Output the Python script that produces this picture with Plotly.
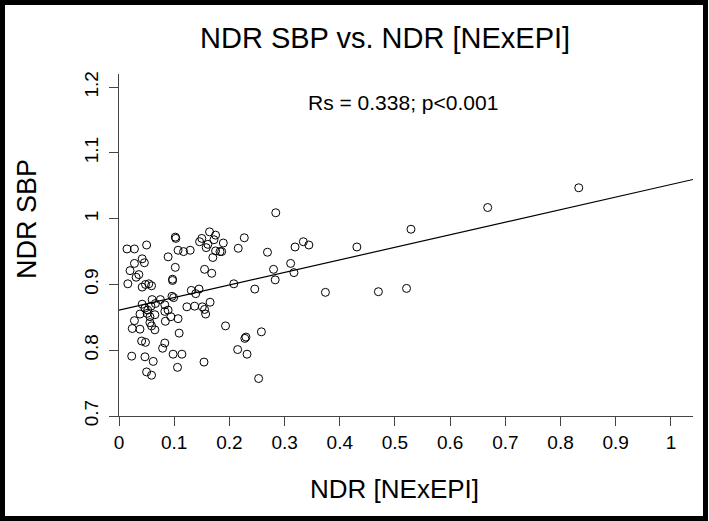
import plotly.graph_objects as go

# ---- data ----
ndr_nexepi = [
    0.529, 0.668, 0.833, 0.521, 0.189, 0.186, 0.227, 0.216, 0.284, 0.269,
    0.319, 0.334, 0.344, 0.431, 0.311, 0.280, 0.317, 0.283, 0.208, 0.246,
    0.374, 0.470, 0.193, 0.228, 0.230, 0.258, 0.215, 0.232, 0.253,
    0.0145, 0.028, 0.050, 0.102, 0.103, 0.089, 0.107, 0.117, 0.129, 0.146,
    0.150, 0.164, 0.175, 0.172, 0.161, 0.158, 0.175, 0.183, 0.170, 0.042,
    0.028, 0.046, 0.020, 0.036, 0.031, 0.016, 0.042, 0.048, 0.059, 0.054,
    0.102, 0.097, 0.097, 0.155, 0.168, 0.131, 0.139, 0.145, 0.096, 0.099,
    0.060, 0.075, 0.042, 0.047, 0.058, 0.083, 0.089, 0.083, 0.038, 0.051,
    0.056, 0.065, 0.094, 0.107, 0.123, 0.137, 0.151, 0.157, 0.165, 0.028,
    0.056, 0.024, 0.038, 0.059, 0.065, 0.084, 0.109, 0.041, 0.048, 0.083,
    0.079, 0.098, 0.114, 0.023, 0.047, 0.062, 0.106, 0.154, 0.050, 0.059,
    0.155, 0.066, 0.052,
]
ndr_sbp = [
    0.984, 1.017, 1.047, 0.894, 0.963, 0.950, 0.971, 0.955, 1.009, 0.949,
    0.957, 0.965, 0.960, 0.957, 0.932, 0.923, 0.918, 0.907, 0.901, 0.893,
    0.888, 0.889, 0.837, 0.818, 0.820, 0.828, 0.801, 0.794, 0.757,
    0.954, 0.954, 0.960, 0.972, 0.970, 0.942, 0.952, 0.950, 0.952, 0.965,
    0.970, 0.980, 0.975, 0.968, 0.961, 0.956, 0.951, 0.950, 0.941, 0.939,
    0.932, 0.933, 0.921, 0.915, 0.911, 0.901, 0.896, 0.900, 0.898, 0.901,
    0.926, 0.908, 0.906, 0.923, 0.917, 0.891, 0.886, 0.893, 0.882, 0.880,
    0.877, 0.877, 0.870, 0.864, 0.867, 0.869, 0.861, 0.859, 0.855, 0.856,
    0.851, 0.854, 0.851, 0.848, 0.866, 0.867, 0.866, 0.855, 0.873, 0.845,
    0.842, 0.833, 0.832, 0.837, 0.831, 0.844, 0.826, 0.814, 0.812, 0.811,
    0.803, 0.794, 0.794, 0.791, 0.790, 0.783, 0.774, 0.782, 0.767, 0.762,
    0.862, 0.871, 0.861,
]

x_ticks = [0, 0.1, 0.2, 0.3, 0.4, 0.5, 0.6, 0.7, 0.8, 0.9, 1.0]
x_tick_labels = ["0", "0.1", "0.2", "0.3", "0.4", "0.5", "0.6", "0.7", "0.8", "0.9", "1"]
y_ticks = [0.7, 0.8, 0.9, 1.0, 1.1, 1.2]
y_tick_labels = ["0.7", "0.8", "0.9", "1", "1.1", "1.2"]

fit_intercept = 0.861
fit_slope = 0.191

title_text = "NDR SBP vs. NDR [NExEPI]"
x_title = "NDR [NExEPI]"
y_title = "NDR SBP"
stat_text = "Rs = 0.338; p<0.001"

x_range = [0, 1.04]
y_range = [0.7, 1.22]

# ---- figure ----
W, H = 709, 521
ML, MR, MT, MB = 119, 16, 74, 105
PW, PH = W - ML - MR, H - MT - MB
FONT = "Liberation Sans, Arial, sans-serif"


def px_x(px):
    return (px - ML) / PW


def px_y(py):
    return (H - MB - py) / PH


fig = go.Figure()

fig.add_trace(go.Scatter(
    x=ndr_nexepi, y=ndr_sbp, mode="markers",
    marker=dict(symbol="circle-open", size=8, color="black", line=dict(width=1, color="black")),
    showlegend=False, hoverinfo="x+y",
))

fig.add_trace(go.Scatter(
    x=x_range, y=[fit_intercept + fit_slope * v for v in x_range],
    mode="lines", line=dict(color="black", width=1.2),
    showlegend=False, hoverinfo="skip",
))

axis_common = dict(
    showgrid=False, zeroline=False, showline=True, linecolor="#444", linewidth=1,
    ticks="outside", ticklen=9, tickcolor="#444", tickwidth=1,
    automargin=False, mirror=False,
)

fig.update_layout(
    width=W, height=H,
    margin=dict(l=ML, r=MR, t=MT, b=MB, pad=0),
    paper_bgcolor="white", plot_bgcolor="white",
    font=dict(family=FONT, color="black"),
    xaxis=dict(range=x_range, tickvals=x_ticks, ticktext=x_tick_labels,
               tickfont=dict(size=19, family=FONT, color="black"), **axis_common),
    yaxis=dict(range=y_range, tickvals=y_ticks, ticktext=y_tick_labels, tickangle=-90,
               ticklabelstandoff=3,
               tickfont=dict(size=19, family=FONT, color="black"), **axis_common),
    annotations=[
        dict(text=title_text, xref="paper", yref="paper", x=px_x(385), y=px_y(38),
             xanchor="center", yanchor="middle", showarrow=False,
             font=dict(size=29, family=FONT, color="black")),
        dict(text=stat_text, xref="paper", yref="paper", x=px_x(403), y=px_y(102),
             xanchor="center", yanchor="middle", showarrow=False,
             font=dict(size=21, family=FONT, color="black")),
        dict(text=x_title, xref="paper", yref="paper", x=px_x(394), y=px_y(489),
             xanchor="center", yanchor="middle", showarrow=False,
             font=dict(size=26, family=FONT, color="black")),
        dict(text=y_title, xref="paper", yref="paper", x=px_x(27), y=px_y(219),
             xanchor="center", yanchor="middle", showarrow=False, textangle=-90,
             font=dict(size=27, family=FONT, color="black")),
    ],
    shapes=[
        dict(type="rect", xref="paper", yref="paper",
             x0=px_x(2.5), x1=px_x(705.5), y0=px_y(518.5), y1=px_y(2.5),
             line=dict(color="black", width=5), fillcolor="rgba(0,0,0,0)", layer="above"),
    ],
)

fig.write_html(
    "out.html",
    config={"displayModeBar": False},
    post_script="document.body.style.margin='0';document.body.style.padding='0';"
                "document.body.style.overflow='hidden';",
)
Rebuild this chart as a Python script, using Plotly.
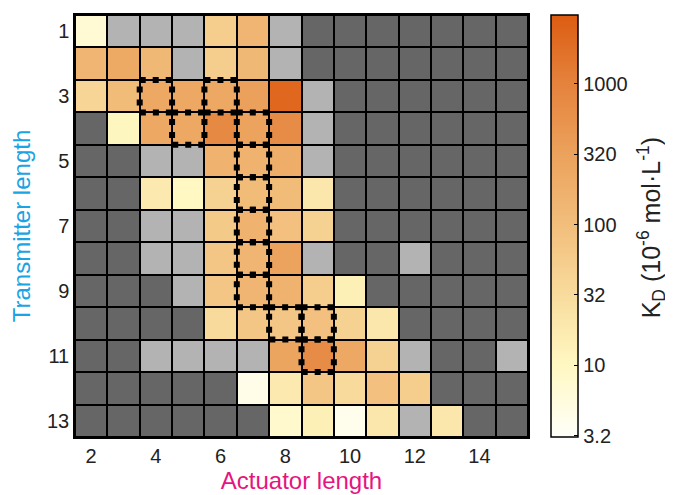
import math
import plotly.graph_objects as go

# ---- data -------------------------------------------------------------
actuator = list(range(2, 16))        # x categories (columns)
transmitter = list(range(1, 14))     # y categories (rows)

D, L = "D", "L"   # D: dark grey cell, L: light grey cell
kd_rows = [
    [7, L, L, L, 56, 141, L, D, D, D, D, D, D, D],                 # 1
    [141, 224, 126, L, 56, 126, L, D, D, D, D, D, D, D],           # 2
    [40, 112, 240, 240, 240, 330, 2240, L, D, D, D, D, D, D],      # 3
    [D, 11, 240, 240, 790, 300, 710, L, D, D, D, D, D, D],         # 4
    [D, D, L, L, 158, 158, 200, L, D, D, D, D, D, D],              # 5
    [D, D, 18, 10, 45, 112, 112, 20, D, D, D, D, D, D],            # 6
    [D, D, L, L, 63, 158, 89, 45, D, D, D, D, D, D],               # 7
    [D, D, L, L, 71, 141, 300, L, D, D, L, D, D, D],               # 8
    [D, D, D, L, 71, 141, 158, 56, 14, D, D, D, D, D],             # 9
    [D, D, D, D, 32, 71, 71, 89, 45, 20, D, D, D, D],              # 10
    [D, D, L, L, L, L, 282, 710, 240, 45, L, D, D, L],             # 11
    [D, D, D, D, D, 4.5, 18, 71, 32, 89, 56, D, D, D],             # 12
    [D, D, D, D, D, D, 8, 14, 4.2, 20, L, 20, D, D],               # 13
]

box_actuator = [4, 6, 5, 7, 7, 7, 7, 7, 7, 8, 9, 9]
box_transmitter = [3, 3, 4, 4, 5, 6, 7, 8, 9, 10, 10, 11]

cbar_ticks = [3.2, 10, 32, 100, 320, 1000]
cbar_log_ticks = [0.5, 1.0, 1.5, 2.0, 2.5, 3.0]

# ---- build matrices ----------------------------------------------------
z_kd = [[math.log10(v) if isinstance(v, (int, float)) else None for v in r] for r in kd_rows]
z_grey = [[0 if v == D else (1 if v == L else None) for v in r] for r in kd_rows]

FONT = "Liberation Sans, Arial, sans-serif"

colorscale = [
    [0.00, "#FFFFFA"],
    [0.17, "#FFF8C2"],
    [0.34, "#F8DB9C"],
    [0.50, "#F2BE7C"],
    [0.67, "#EBA25C"],
    [0.84, "#E5823C"],
    [1.00, "#DC5C12"],
]

fig = go.Figure()

fig.add_trace(go.Heatmap(
    x=actuator, y=transmitter, z=z_grey,
    colorscale=[[0, "#666666"], [0.5, "#666666"], [0.5, "#B3B3B3"], [1, "#B3B3B3"]],
    zmin=0, zmax=1, showscale=False, xgap=2, ygap=2, hoverinfo="skip",
))

fig.add_trace(go.Heatmap(
    x=actuator, y=transmitter, z=z_kd,
    colorscale=colorscale, zmin=0.49, zmax=3.49,
    xgap=2, ygap=2,
    colorbar=dict(
        x=1.051, xanchor="left", xpad=0,
        y=0.5, yanchor="middle", len=1.0, lenmode="fraction", ypad=0,
        thickness=27, outlinewidth=1.5, outlinecolor="black",
        tickvals=cbar_log_ticks, ticktext=[str(t) for t in cbar_ticks],
        ticks="inside", ticklen=4, tickcolor="black",
        tickfont=dict(family=FONT, size=20, color="#222222"),
    ),
))

for a, t in zip(box_actuator, box_transmitter):
    fig.add_shape(
        type="rect", xref="x", yref="y",
        x0=a - 0.5, x1=a + 0.5, y0=t - 0.5, y1=t + 0.5,
        line=dict(color="black", width=6, dash="6px,7px"),
        layer="above",
    )

fig.add_annotation(
    text="K<sub>D</sub> (10<sup>-6</sup> mol·L<sup>-1</sup>)",
    xref="paper", yref="paper", x=1.272, y=0.495,
    xanchor="center", yanchor="middle", textangle=-90, showarrow=False,
    font=dict(family=FONT, size=25, color="#222222"),
)

fig.update_layout(
    width=673, height=495,
    margin=dict(l=67, r=153, t=7, b=66, autoexpand=False),
    paper_bgcolor="white", plot_bgcolor="black",
    font=dict(family=FONT, color="#222222"),
    xaxis=dict(
        range=[1.5, 15.5], tickvals=list(range(2, 15, 2)),
        showgrid=False, zeroline=False,
        showline=True, mirror=True, linecolor="black", linewidth=1.5,
        ticks="", tickfont=dict(size=20),
        title=dict(text="Actuator length", standoff=6,
                   font=dict(size=24, color="#E5157F")),
        automargin=False,
    ),
    yaxis=dict(
        range=[13.5, 0.5], tickvals=list(range(1, 14, 2)),
        showgrid=False, zeroline=False,
        showline=True, mirror=True, linecolor="black", linewidth=1.5,
        ticks="", tickfont=dict(size=20),
        title=dict(text="Transmitter length", standoff=10,
                   font=dict(size=24, color="#1BA3E3")),
        automargin=False,
    ),
)

fig.write_html("out.html")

What is required: All lines above from the one containing "Rebuild this chart" through the one containing "cbar_log_ticks = [0.5, 1.0, 1.5, 2.0, 2.5, 3.0]" are to be quoted exactly, and only those; pictures are left out.

Final result:
Rebuild this chart as a Python script, using Plotly.
import math
import plotly.graph_objects as go

# ---- data -------------------------------------------------------------
actuator = list(range(2, 16))        # x categories (columns)
transmitter = list(range(1, 14))     # y categories (rows)

D, L = "D", "L"   # D: dark grey cell, L: light grey cell
kd_rows = [
    [7, L, L, L, 56, 141, L, D, D, D, D, D, D, D],                 # 1
    [141, 224, 126, L, 56, 126, L, D, D, D, D, D, D, D],           # 2
    [40, 112, 240, 240, 240, 330, 2240, L, D, D, D, D, D, D],      # 3
    [D, 11, 240, 240, 790, 300, 710, L, D, D, D, D, D, D],         # 4
    [D, D, L, L, 158, 158, 200, L, D, D, D, D, D, D],              # 5
    [D, D, 18, 10, 45, 112, 112, 20, D, D, D, D, D, D],            # 6
    [D, D, L, L, 63, 158, 89, 45, D, D, D, D, D, D],               # 7
    [D, D, L, L, 71, 141, 300, L, D, D, L, D, D, D],               # 8
    [D, D, D, L, 71, 141, 158, 56, 14, D, D, D, D, D],             # 9
    [D, D, D, D, 32, 71, 71, 89, 45, 20, D, D, D, D],              # 10
    [D, D, L, L, L, L, 282, 710, 240, 45, L, D, D, L],             # 11
    [D, D, D, D, D, 4.5, 18, 71, 32, 89, 56, D, D, D],             # 12
    [D, D, D, D, D, D, 8, 14, 4.2, 20, L, 20, D, D],               # 13
]

box_actuator = [4, 6, 5, 7, 7, 7, 7, 7, 7, 8, 9, 9]
box_transmitter = [3, 3, 4, 4, 5, 6, 7, 8, 9, 10, 10, 11]

cbar_ticks = [3.2, 10, 32, 100, 320, 1000]
cbar_log_ticks = [0.5, 1.0, 1.5, 2.0, 2.5, 3.0]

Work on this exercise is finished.